Gereon Mueller (Universitaet Leipzig)
A standard assumption of earlier versions of generative grammar was that transformations can remove syntactic structure — either complete subtrees of a phrase marker (as in transformations like Passive, Equi NP Deletion, or Indefinite Object Deletion), or just certain nodes or shells (see, e.g., Tree Pruning as envisaged by Haj Ross, or Chomsky’s concept of S-bar Deletion). Subsequently, based on a more principled approach to syntactic transformations with the Projection Principle at its core, the hypothesis that trees could genuinely shrink in this way was generally abandoned.

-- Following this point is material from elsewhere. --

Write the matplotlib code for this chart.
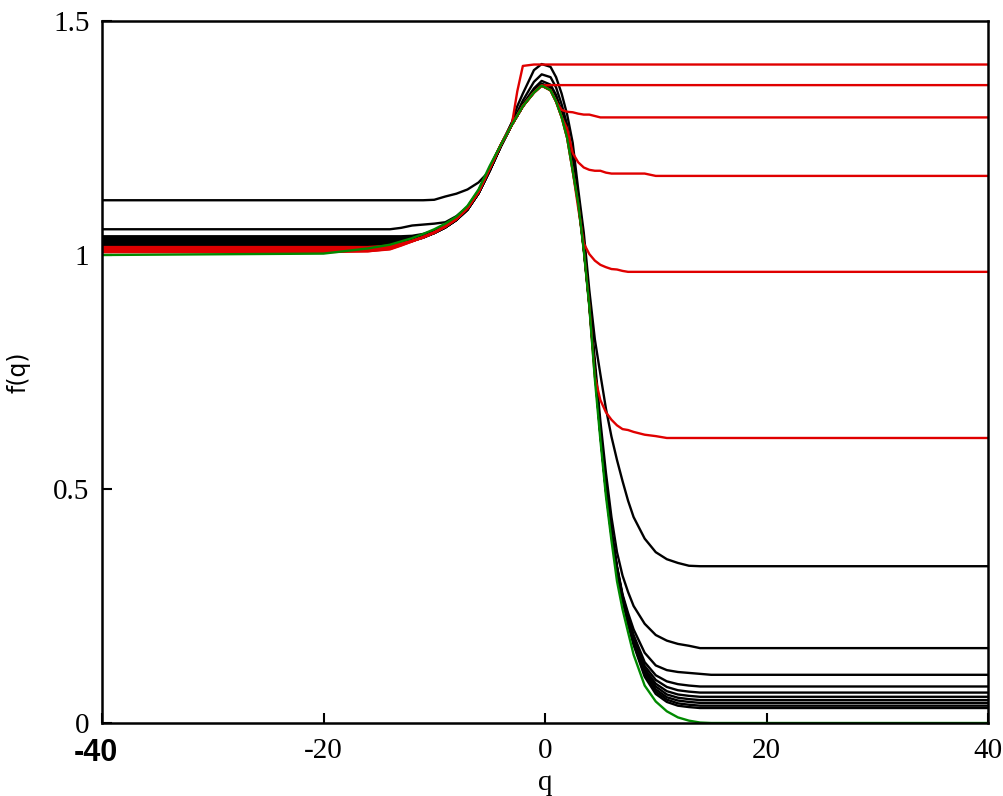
import matplotlib
matplotlib.use("Agg")
import matplotlib.pyplot as plt
import matplotlib.transforms as mtransforms

plt.rcParams["axes.unicode_minus"] = False

# common q grid shared by every curve
q = [-40, -20, -16, -14, -13, -12, -11, -10, -9, -8,
     -7, -6, -5, -4, -3, -2.5, -2, -1, -0.3, 0.5,
     1, 1.5, 2, 2.5, 3, 3.5, 4, 4.5, 5, 5.5,
     6, 6.5, 7, 7.5, 8, 9, 10, 11, 12, 13,
     14, 15, 40]

green = [1.000, 1.003, 1.014, 1.022, 1.029, 1.036, 1.045, 1.055, 1.067, 1.082,
         1.105, 1.140, 1.190, 1.235, 1.278, 1.298, 1.318, 1.347, 1.362, 1.352,
         1.328, 1.295, 1.250, 1.180, 1.110, 1.010, 0.890, 0.735, 0.605, 0.485,
         0.390, 0.303, 0.243, 0.194, 0.146, 0.080, 0.046, 0.025, 0.012, 0.005,
         0.001, 0.000, 0.000]

red_1 = [1.017, 1.017, 1.017, 1.020, 1.024, 1.030, 1.038, 1.048, 1.061, 1.077,
         1.100, 1.135, 1.185, 1.235, 1.278, 1.350, 1.404, 1.407, 1.407, 1.407,
         1.407, 1.407, 1.407, 1.407, 1.407, 1.407, 1.407, 1.407, 1.407, 1.407,
         1.407, 1.407, 1.407, 1.407, 1.407, 1.407, 1.407, 1.407, 1.407, 1.407,
         1.407, 1.407, 1.407]
red_2 = [1.015, 1.015, 1.015, 1.019, 1.024, 1.030, 1.038, 1.048, 1.061, 1.077,
         1.100, 1.135, 1.185, 1.235, 1.278, 1.298, 1.318, 1.347, 1.362, 1.363,
         1.363, 1.363, 1.363, 1.363, 1.363, 1.363, 1.363, 1.363, 1.363, 1.363,
         1.363, 1.363, 1.363, 1.363, 1.363, 1.363, 1.363, 1.363, 1.363, 1.363,
         1.363, 1.363, 1.363]
red_3 = [1.012, 1.012, 1.012, 1.017, 1.023, 1.030, 1.038, 1.048, 1.061, 1.077,
         1.100, 1.135, 1.185, 1.235, 1.278, 1.298, 1.318, 1.347, 1.362, 1.352,
         1.328, 1.310, 1.306, 1.305, 1.302, 1.300, 1.300, 1.297, 1.294, 1.294,
         1.294, 1.294, 1.294, 1.294, 1.294, 1.294, 1.294, 1.294, 1.294, 1.294,
         1.294, 1.294, 1.294]
red_4 = [1.010, 1.010, 1.010, 1.015, 1.022, 1.030, 1.038, 1.048, 1.061, 1.077,
         1.100, 1.135, 1.185, 1.235, 1.278, 1.298, 1.318, 1.347, 1.362, 1.352,
         1.328, 1.295, 1.270, 1.218, 1.198, 1.187, 1.182, 1.180, 1.180, 1.176,
         1.174, 1.174, 1.174, 1.174, 1.174, 1.174, 1.169, 1.169, 1.169, 1.169,
         1.169, 1.169, 1.169]
red_5 = [1.008, 1.008, 1.008, 1.013, 1.021, 1.029, 1.038, 1.048, 1.061, 1.077,
         1.100, 1.135, 1.185, 1.235, 1.278, 1.298, 1.318, 1.347, 1.362, 1.352,
         1.328, 1.295, 1.250, 1.180, 1.100, 1.025, 1.002, 0.988, 0.979, 0.974,
         0.970, 0.969, 0.966, 0.964, 0.964, 0.964, 0.964, 0.964, 0.964, 0.964,
         0.964, 0.964, 0.964]
red_6 = [1.006, 1.006, 1.008, 1.012, 1.020, 1.029, 1.038, 1.048, 1.061, 1.077,
         1.100, 1.135, 1.185, 1.235, 1.278, 1.298, 1.318, 1.347, 1.362, 1.352,
         1.328, 1.295, 1.250, 1.180, 1.110, 1.012, 0.892, 0.740, 0.690, 0.664,
         0.648, 0.636, 0.628, 0.626, 0.622, 0.616, 0.613, 0.609, 0.609, 0.609,
         0.609, 0.609, 0.609]

black_1 = [1.117, 1.117, 1.117, 1.117, 1.117, 1.117, 1.117, 1.118, 1.125, 1.131,
           1.140, 1.155, 1.180, 1.232, 1.283, 1.318, 1.345, 1.395, 1.408, 1.402,
           1.380, 1.345, 1.300, 1.240, 1.140, 1.048, 0.925, 0.820, 0.745, 0.672,
           0.612, 0.562, 0.517, 0.475, 0.440, 0.394, 0.365, 0.350, 0.342, 0.336,
           0.335, 0.335, 0.335]
black_2 = [1.055, 1.055, 1.055, 1.055, 1.058, 1.063, 1.065, 1.067, 1.070, 1.083,
           1.103, 1.138, 1.186, 1.235, 1.282, 1.305, 1.330, 1.370, 1.386, 1.380,
           1.358, 1.322, 1.278, 1.208, 1.125, 1.025, 0.905, 0.775, 0.645, 0.535,
           0.440, 0.365, 0.315, 0.280, 0.250, 0.212, 0.188, 0.176, 0.169, 0.165,
           0.160, 0.160, 0.160]
black_3 = [1.040, 1.040, 1.040, 1.040, 1.040, 1.041, 1.045, 1.052, 1.062, 1.078,
           1.100, 1.135, 1.183, 1.233, 1.280, 1.300, 1.322, 1.356, 1.372, 1.364,
           1.342, 1.306, 1.262, 1.195, 1.118, 1.018, 0.898, 0.758, 0.625, 0.505,
           0.410, 0.335, 0.275, 0.235, 0.200, 0.150, 0.123, 0.113, 0.109, 0.107,
           0.105, 0.103, 0.103]
black_4 = [1.036, 1.036, 1.036, 1.036, 1.036, 1.037, 1.040, 1.048, 1.059, 1.075,
           1.097, 1.132, 1.180, 1.232, 1.278, 1.298, 1.318, 1.350, 1.366, 1.358,
           1.338, 1.304, 1.260, 1.192, 1.117, 1.017, 0.899, 0.757, 0.622, 0.502,
           0.408, 0.333, 0.272, 0.228, 0.188, 0.130, 0.102, 0.089, 0.083, 0.080,
           0.078, 0.078, 0.078]
black_5 = [1.032, 1.032, 1.032, 1.032, 1.032, 1.034, 1.039, 1.047, 1.059, 1.075,
           1.097, 1.132, 1.180, 1.232, 1.278, 1.298, 1.318, 1.350, 1.365, 1.357,
           1.337, 1.303, 1.259, 1.191, 1.116, 1.016, 0.898, 0.756, 0.621, 0.501,
           0.406, 0.331, 0.270, 0.224, 0.183, 0.122, 0.092, 0.077, 0.070, 0.067,
           0.065, 0.065, 0.065]
black_6 = [1.029, 1.029, 1.029, 1.029, 1.029, 1.032, 1.038, 1.047, 1.059, 1.075,
           1.097, 1.132, 1.180, 1.232, 1.278, 1.298, 1.318, 1.350, 1.364, 1.356,
           1.336, 1.302, 1.258, 1.190, 1.116, 1.016, 0.898, 0.755, 0.620, 0.500,
           0.405, 0.330, 0.269, 0.221, 0.179, 0.116, 0.084, 0.068, 0.061, 0.058,
           0.056, 0.056, 0.056]
black_7 = [1.026, 1.026, 1.026, 1.026, 1.027, 1.031, 1.038, 1.047, 1.059, 1.075,
           1.097, 1.132, 1.180, 1.232, 1.278, 1.298, 1.318, 1.350, 1.364, 1.356,
           1.336, 1.302, 1.258, 1.190, 1.116, 1.016, 0.897, 0.754, 0.619, 0.499,
           0.404, 0.329, 0.268, 0.218, 0.176, 0.111, 0.078, 0.061, 0.054, 0.051,
           0.049, 0.049, 0.049]
black_8 = [1.023, 1.023, 1.023, 1.023, 1.026, 1.031, 1.038, 1.047, 1.059, 1.075,
           1.097, 1.132, 1.180, 1.232, 1.278, 1.298, 1.318, 1.350, 1.363, 1.355,
           1.335, 1.301, 1.257, 1.189, 1.115, 1.015, 0.896, 0.753, 0.618, 0.498,
           0.403, 0.328, 0.267, 0.216, 0.173, 0.107, 0.072, 0.055, 0.048, 0.045,
           0.043, 0.043, 0.043]
black_9 = [1.021, 1.021, 1.021, 1.022, 1.025, 1.030, 1.037, 1.047, 1.059, 1.075,
           1.097, 1.132, 1.180, 1.232, 1.278, 1.298, 1.318, 1.350, 1.363, 1.355,
           1.335, 1.301, 1.257, 1.189, 1.115, 1.015, 0.896, 0.752, 0.617, 0.497,
           0.402, 0.327, 0.266, 0.214, 0.170, 0.103, 0.067, 0.050, 0.042, 0.039,
           0.037, 0.037, 0.037]
black_10 = [1.019, 1.019, 1.019, 1.021, 1.024, 1.030, 1.037, 1.047, 1.059, 1.075,
            1.097, 1.132, 1.180, 1.232, 1.278, 1.298, 1.318, 1.350, 1.362, 1.354,
            1.334, 1.300, 1.256, 1.188, 1.114, 1.014, 0.895, 0.751, 0.616, 0.496,
            0.401, 0.326, 0.265, 0.212, 0.167, 0.099, 0.062, 0.045, 0.037, 0.034,
            0.032, 0.032, 0.032]

black_curves = [black_1, black_2, black_3, black_4, black_5,
                black_6, black_7, black_8, black_9, black_10]
red_curves = [red_1, red_2, red_3, red_4, red_5, red_6]

x_ticks = [-40, -20, 0, 20, 40]
x_tick_labels = ["-40", "-20", "0", "20", "40"]
y_ticks = [0, 0.5, 1, 1.5]
y_tick_labels = ["0", "0.5", "1", "1.5"]

serif = "Liberation Serif"

fig = plt.figure(figsize=(10.04, 7.96), dpi=100)
ax = fig.add_axes([102 / 1004, 1 - 723 / 796, 886 / 1004, 702 / 796])

for f in black_curves:
    ax.plot(q, f, color="black", lw=1.7)
for f in red_curves:
    ax.plot(q, f, color="#e00000", lw=1.7)
ax.plot(q, green, color="#008a00", lw=1.7)

ax.set_xlim(-40, 40)
ax.set_ylim(0, 1.5)
ax.set_xticks(x_ticks)
ax.set_xticklabels(x_tick_labels)
ax.set_yticks(y_ticks)
ax.set_yticklabels(y_tick_labels)
ax.tick_params(direction="in", length=7, width=1.5, labelsize=21)
ax.tick_params(axis="x", pad=11)
ax.tick_params(axis="y", pad=9)
for lab in ax.get_xticklabels() + ax.get_yticklabels():
    lab.set_fontfamily(serif)
# the first x label is drawn in a bold sans font in the original
first = ax.get_xticklabels()[0]
first.set_fontfamily("Liberation Sans")
first.set_fontweight("bold")
first.set_fontsize(22)
first.set_transform(first.get_transform() +
                    mtransforms.ScaledTranslation(-6 / 100, 0, fig.dpi_scale_trans))

for s in ax.spines.values():
    s.set_linewidth(1.8)

ax.set_xlabel("q", fontsize=21, fontfamily=serif, labelpad=1)
ax.set_ylabel("f(q)", fontsize=17, fontfamily="DejaVu Sans", labelpad=16)

fig.savefig("out.png", dpi=100)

Current minimalist approaches maintain this assumption by postulating that syntactic operations can make trees grow (via Merge) or stay the same size (via Agree) but can never make them shrink. Against this background, and with the Projection Principle long gone, I will argue that there is every reason to postulate a general operation Remove that is as a complete mirror image of Merge and obeys exactly the same constraints (e.g., featural triggers, strict cyclicity). Evidence for Remove is partly conceptual (upon closer inspection, such an operation turns out to be implicitly adopted in standard approaches to minimalist syntax anyway), but mainly empirical (also see Chomsky (2014), Pesestky (2016)). I will illustrate the empirical relevance of Remove on the basis of six case studies from the syntax of German: (i) passive, (ii) applicatives,
(iii) ellipsis, (iv) restructuring, (v) complex prefields, (vi) tough-movement (= modal passive).